Abbasid governor of Syria
- In office 792 – 792 (less than a year)
- Monarch: Harun al-Rashid
- Preceded by: Musa ibn Isa ibn Musa al-Hashimi
- Succeeded by: Abd al-Malik ibn Salih

Abbasid governor of Sindh
- In office 831–835
- Monarchs: Al-Ma'mun Al-Mu'tasim
- Preceded by: Ghassan ibn Abbad
- Succeeded by: Imran ibn Musa ibn Yahya

Personal details
- Born: Abbasid Caliphate
- Died: c. 835 Sind, Abbasid Caliphate (now Sindh province of Pakistan)
- Children: Imran (son)
- Parent: Yahya ibn Khalid (father);

= Musa ibn Yahya =

Abbasid provincial governor and official (died c.835)

Musa ibn Yahya (موسى بن يحيى) was a member of the powerful Barmakid family in the service of the Abbasid Caliphate.

==Life==
Musa was a son of Yahya ibn Khalid. He was not as prominent as his brothers Ja'far and al-Fadl, but was well known for his bravery in battle. He served as governor of Syria in 792, to suppress the Qays–Yaman conflict in the province. In 802, he was denounced to Caliph Harun al-Rashid by the governor of Khurasan, Ali ibn Isa ibn Mahan, as planning to raise the province in revolt against the Caliph. According to a report relayed by al-Tabari, at the same time Musa had to go into hiding from his debtors, so the Caliph became suspicious that he was about to secretly go to Khurasan; when Musa appeared before the Caliph, he had him arrested, and released only after his father vouchsafed for him.

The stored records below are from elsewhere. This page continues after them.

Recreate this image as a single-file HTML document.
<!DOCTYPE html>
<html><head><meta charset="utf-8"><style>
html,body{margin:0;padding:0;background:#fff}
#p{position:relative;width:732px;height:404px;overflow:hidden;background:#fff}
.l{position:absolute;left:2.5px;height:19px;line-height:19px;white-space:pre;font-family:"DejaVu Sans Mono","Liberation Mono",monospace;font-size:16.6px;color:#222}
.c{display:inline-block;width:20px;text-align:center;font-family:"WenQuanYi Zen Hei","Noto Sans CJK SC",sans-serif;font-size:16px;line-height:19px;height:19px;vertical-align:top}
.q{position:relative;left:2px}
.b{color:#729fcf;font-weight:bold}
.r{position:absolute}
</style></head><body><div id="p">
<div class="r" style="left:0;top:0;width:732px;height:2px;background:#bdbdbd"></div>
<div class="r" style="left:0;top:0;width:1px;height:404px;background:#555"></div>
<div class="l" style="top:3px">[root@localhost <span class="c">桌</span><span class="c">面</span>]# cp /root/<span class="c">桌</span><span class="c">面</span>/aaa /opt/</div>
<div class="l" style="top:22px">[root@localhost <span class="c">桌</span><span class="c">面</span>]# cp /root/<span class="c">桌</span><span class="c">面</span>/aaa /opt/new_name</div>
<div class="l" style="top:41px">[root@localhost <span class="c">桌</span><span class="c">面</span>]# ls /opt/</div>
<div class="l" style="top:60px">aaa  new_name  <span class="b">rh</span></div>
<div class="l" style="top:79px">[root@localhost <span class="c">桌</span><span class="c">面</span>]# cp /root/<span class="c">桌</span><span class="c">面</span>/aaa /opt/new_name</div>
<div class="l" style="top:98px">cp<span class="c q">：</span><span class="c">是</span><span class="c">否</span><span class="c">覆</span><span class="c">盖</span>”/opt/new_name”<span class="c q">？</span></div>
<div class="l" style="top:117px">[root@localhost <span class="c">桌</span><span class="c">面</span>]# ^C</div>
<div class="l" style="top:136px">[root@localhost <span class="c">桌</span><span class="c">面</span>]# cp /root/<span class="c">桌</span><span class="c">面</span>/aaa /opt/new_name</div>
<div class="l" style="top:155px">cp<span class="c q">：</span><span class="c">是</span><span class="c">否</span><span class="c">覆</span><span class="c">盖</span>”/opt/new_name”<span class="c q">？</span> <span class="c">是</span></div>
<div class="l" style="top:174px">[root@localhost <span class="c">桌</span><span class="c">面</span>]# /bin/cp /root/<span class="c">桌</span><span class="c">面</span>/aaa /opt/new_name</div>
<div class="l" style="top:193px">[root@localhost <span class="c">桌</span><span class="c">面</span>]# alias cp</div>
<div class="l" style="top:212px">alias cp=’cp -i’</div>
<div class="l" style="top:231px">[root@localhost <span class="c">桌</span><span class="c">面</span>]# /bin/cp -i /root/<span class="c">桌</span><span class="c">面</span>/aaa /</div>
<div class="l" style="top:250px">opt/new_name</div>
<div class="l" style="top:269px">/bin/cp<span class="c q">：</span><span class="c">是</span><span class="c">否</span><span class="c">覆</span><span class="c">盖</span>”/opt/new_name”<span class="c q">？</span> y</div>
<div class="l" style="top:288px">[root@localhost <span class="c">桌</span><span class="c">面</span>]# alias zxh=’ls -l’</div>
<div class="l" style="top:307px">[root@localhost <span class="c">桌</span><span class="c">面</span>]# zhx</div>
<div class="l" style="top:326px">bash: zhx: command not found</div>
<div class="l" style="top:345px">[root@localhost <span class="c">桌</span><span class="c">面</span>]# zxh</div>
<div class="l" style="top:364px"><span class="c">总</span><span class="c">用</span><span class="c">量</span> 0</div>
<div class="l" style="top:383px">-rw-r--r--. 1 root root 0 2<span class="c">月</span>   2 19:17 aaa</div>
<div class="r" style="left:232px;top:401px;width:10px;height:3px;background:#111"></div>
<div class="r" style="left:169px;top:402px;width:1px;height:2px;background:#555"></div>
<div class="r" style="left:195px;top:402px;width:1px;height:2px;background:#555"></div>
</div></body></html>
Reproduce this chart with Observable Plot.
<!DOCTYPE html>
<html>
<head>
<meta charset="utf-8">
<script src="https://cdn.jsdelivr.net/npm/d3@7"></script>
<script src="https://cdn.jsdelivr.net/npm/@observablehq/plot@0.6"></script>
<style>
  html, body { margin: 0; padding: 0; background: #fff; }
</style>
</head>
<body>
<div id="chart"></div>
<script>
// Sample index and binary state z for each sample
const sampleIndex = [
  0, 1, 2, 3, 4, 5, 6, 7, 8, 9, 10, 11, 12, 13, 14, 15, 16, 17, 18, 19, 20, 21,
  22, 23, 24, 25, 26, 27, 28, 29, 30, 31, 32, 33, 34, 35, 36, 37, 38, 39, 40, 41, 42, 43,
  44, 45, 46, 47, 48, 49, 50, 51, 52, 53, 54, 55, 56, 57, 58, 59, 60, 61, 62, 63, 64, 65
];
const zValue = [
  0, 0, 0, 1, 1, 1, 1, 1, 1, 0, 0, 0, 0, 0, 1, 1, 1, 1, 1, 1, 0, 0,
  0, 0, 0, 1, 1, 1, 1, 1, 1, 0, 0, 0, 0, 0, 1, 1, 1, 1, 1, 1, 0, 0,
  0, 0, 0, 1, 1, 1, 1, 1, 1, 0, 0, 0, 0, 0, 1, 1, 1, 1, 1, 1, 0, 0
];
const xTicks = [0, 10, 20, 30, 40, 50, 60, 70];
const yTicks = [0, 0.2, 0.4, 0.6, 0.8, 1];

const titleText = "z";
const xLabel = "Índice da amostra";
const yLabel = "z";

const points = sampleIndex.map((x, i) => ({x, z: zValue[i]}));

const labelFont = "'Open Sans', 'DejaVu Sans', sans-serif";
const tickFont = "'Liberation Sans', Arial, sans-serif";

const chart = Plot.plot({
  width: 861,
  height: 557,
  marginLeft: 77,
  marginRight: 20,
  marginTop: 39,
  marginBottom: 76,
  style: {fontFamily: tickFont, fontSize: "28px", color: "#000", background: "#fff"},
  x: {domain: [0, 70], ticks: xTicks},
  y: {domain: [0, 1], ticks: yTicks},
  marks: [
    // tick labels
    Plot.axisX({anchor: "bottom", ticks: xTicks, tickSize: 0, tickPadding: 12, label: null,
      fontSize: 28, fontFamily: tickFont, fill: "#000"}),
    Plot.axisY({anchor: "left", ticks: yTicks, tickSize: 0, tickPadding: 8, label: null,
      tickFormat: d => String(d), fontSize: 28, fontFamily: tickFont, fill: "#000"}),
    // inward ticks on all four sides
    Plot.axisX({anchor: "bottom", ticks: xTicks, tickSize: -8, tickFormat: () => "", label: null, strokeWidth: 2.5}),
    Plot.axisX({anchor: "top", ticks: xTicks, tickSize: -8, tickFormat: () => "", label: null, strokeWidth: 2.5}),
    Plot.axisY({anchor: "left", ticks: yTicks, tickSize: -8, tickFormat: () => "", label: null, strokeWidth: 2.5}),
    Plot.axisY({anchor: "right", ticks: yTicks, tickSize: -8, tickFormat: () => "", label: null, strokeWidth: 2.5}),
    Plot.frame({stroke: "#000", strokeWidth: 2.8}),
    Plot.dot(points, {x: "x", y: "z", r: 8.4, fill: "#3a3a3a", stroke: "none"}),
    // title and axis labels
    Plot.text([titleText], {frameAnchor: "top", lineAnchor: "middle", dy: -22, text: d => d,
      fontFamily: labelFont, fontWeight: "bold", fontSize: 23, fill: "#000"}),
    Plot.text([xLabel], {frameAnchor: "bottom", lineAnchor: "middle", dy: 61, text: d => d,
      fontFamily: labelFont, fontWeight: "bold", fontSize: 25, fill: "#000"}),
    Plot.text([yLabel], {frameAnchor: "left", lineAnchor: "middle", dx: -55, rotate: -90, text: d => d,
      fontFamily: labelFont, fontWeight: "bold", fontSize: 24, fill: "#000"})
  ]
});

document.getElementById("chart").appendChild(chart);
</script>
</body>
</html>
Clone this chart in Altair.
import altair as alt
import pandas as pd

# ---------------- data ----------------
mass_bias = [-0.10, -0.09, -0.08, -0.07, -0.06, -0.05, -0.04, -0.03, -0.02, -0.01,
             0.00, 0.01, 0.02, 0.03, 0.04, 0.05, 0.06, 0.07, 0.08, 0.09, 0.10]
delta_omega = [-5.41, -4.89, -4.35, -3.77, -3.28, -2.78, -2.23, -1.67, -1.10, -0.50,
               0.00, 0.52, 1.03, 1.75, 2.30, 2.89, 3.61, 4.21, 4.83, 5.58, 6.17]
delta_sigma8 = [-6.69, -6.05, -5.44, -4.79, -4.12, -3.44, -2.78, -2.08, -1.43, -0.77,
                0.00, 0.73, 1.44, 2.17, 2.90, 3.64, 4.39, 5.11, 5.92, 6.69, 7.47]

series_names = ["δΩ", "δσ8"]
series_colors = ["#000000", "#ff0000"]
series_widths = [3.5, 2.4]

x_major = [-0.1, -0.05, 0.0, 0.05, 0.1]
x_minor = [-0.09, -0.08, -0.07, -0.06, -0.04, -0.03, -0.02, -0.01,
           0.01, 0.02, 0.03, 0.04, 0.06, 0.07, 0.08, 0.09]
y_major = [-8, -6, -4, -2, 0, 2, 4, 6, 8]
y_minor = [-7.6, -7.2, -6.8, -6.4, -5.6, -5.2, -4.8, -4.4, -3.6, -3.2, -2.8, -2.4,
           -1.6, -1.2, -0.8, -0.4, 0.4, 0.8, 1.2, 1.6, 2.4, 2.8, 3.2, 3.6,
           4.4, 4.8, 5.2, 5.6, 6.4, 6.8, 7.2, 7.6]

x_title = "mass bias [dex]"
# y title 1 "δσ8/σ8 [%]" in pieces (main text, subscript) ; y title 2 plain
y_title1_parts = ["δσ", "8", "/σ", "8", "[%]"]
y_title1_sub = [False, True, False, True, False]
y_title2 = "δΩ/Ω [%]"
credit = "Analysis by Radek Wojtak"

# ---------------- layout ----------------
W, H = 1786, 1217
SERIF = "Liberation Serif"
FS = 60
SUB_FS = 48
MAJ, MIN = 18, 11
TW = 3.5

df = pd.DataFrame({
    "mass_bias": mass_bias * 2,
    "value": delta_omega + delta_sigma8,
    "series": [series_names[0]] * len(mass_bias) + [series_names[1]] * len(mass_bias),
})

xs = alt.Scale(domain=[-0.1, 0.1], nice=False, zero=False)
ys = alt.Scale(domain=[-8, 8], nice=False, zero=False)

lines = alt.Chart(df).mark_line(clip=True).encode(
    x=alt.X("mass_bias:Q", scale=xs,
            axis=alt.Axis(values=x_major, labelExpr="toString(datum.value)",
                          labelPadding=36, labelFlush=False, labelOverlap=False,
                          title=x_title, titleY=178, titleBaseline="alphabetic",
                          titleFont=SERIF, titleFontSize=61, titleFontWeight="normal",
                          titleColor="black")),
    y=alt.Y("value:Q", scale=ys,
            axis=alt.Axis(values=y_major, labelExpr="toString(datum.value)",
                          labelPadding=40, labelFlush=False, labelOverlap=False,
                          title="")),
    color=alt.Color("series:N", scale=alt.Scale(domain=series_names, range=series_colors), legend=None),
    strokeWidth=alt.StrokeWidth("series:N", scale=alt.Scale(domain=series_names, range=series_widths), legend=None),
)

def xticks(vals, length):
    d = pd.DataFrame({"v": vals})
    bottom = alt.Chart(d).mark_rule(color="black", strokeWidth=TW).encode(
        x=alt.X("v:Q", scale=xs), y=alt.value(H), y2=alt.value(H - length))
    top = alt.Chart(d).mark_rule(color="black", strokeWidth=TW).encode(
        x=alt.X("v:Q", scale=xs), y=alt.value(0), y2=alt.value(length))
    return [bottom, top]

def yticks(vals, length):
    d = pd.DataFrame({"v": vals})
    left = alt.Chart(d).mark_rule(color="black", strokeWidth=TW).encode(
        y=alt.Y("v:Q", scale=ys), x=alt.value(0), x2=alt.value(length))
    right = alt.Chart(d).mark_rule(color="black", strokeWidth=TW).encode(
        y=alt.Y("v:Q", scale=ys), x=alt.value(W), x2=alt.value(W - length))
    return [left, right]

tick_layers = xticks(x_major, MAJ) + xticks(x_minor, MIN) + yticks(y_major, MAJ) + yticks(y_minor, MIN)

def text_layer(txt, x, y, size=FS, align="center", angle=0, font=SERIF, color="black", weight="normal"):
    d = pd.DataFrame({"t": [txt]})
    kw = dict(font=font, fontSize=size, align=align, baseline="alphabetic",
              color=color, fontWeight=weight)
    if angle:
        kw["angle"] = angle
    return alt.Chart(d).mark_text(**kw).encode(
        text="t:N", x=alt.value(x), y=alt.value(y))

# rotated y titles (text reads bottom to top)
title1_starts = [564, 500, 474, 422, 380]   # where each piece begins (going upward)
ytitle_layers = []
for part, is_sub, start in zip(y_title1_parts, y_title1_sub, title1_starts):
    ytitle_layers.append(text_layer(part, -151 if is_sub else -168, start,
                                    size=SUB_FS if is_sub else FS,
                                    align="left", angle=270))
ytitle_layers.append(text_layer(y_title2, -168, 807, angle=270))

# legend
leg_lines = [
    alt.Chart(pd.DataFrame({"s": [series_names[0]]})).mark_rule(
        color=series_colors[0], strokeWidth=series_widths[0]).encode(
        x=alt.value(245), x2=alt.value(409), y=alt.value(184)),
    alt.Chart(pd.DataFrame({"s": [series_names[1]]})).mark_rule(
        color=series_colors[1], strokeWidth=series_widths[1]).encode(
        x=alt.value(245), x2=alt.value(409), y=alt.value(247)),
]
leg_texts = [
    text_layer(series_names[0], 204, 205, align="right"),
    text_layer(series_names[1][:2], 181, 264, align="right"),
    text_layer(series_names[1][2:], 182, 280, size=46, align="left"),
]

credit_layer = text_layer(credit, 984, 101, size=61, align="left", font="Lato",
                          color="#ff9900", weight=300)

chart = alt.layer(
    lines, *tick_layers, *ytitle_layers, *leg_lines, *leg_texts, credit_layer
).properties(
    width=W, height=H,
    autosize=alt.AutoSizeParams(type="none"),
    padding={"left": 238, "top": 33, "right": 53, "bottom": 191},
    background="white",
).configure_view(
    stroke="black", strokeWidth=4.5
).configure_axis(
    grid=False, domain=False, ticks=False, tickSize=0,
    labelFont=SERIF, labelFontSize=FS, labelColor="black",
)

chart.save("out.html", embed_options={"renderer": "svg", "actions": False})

When the Barmakids were deposed and arrested by Caliph Harun al-Rashid in 803, Musa too was imprisoned with his father and brothers until the accession of al-Amin, who released them and showed them again some favour. During the Fourth Fitna, Musa sided with al-Amin, fighting in the ranks of the loyalist army against al-Ma'mun, but he later entered the latter's service. Al-Ma'mun appointed him as governor of Sindh. Musa died in office in 835, and was succeeded by his son, Imran.

A grandson of Musa, Ahmad ibn Ja'far, surnamed Jahza, was one of the closest companions of the 10th century Caliph al-Muqtadir.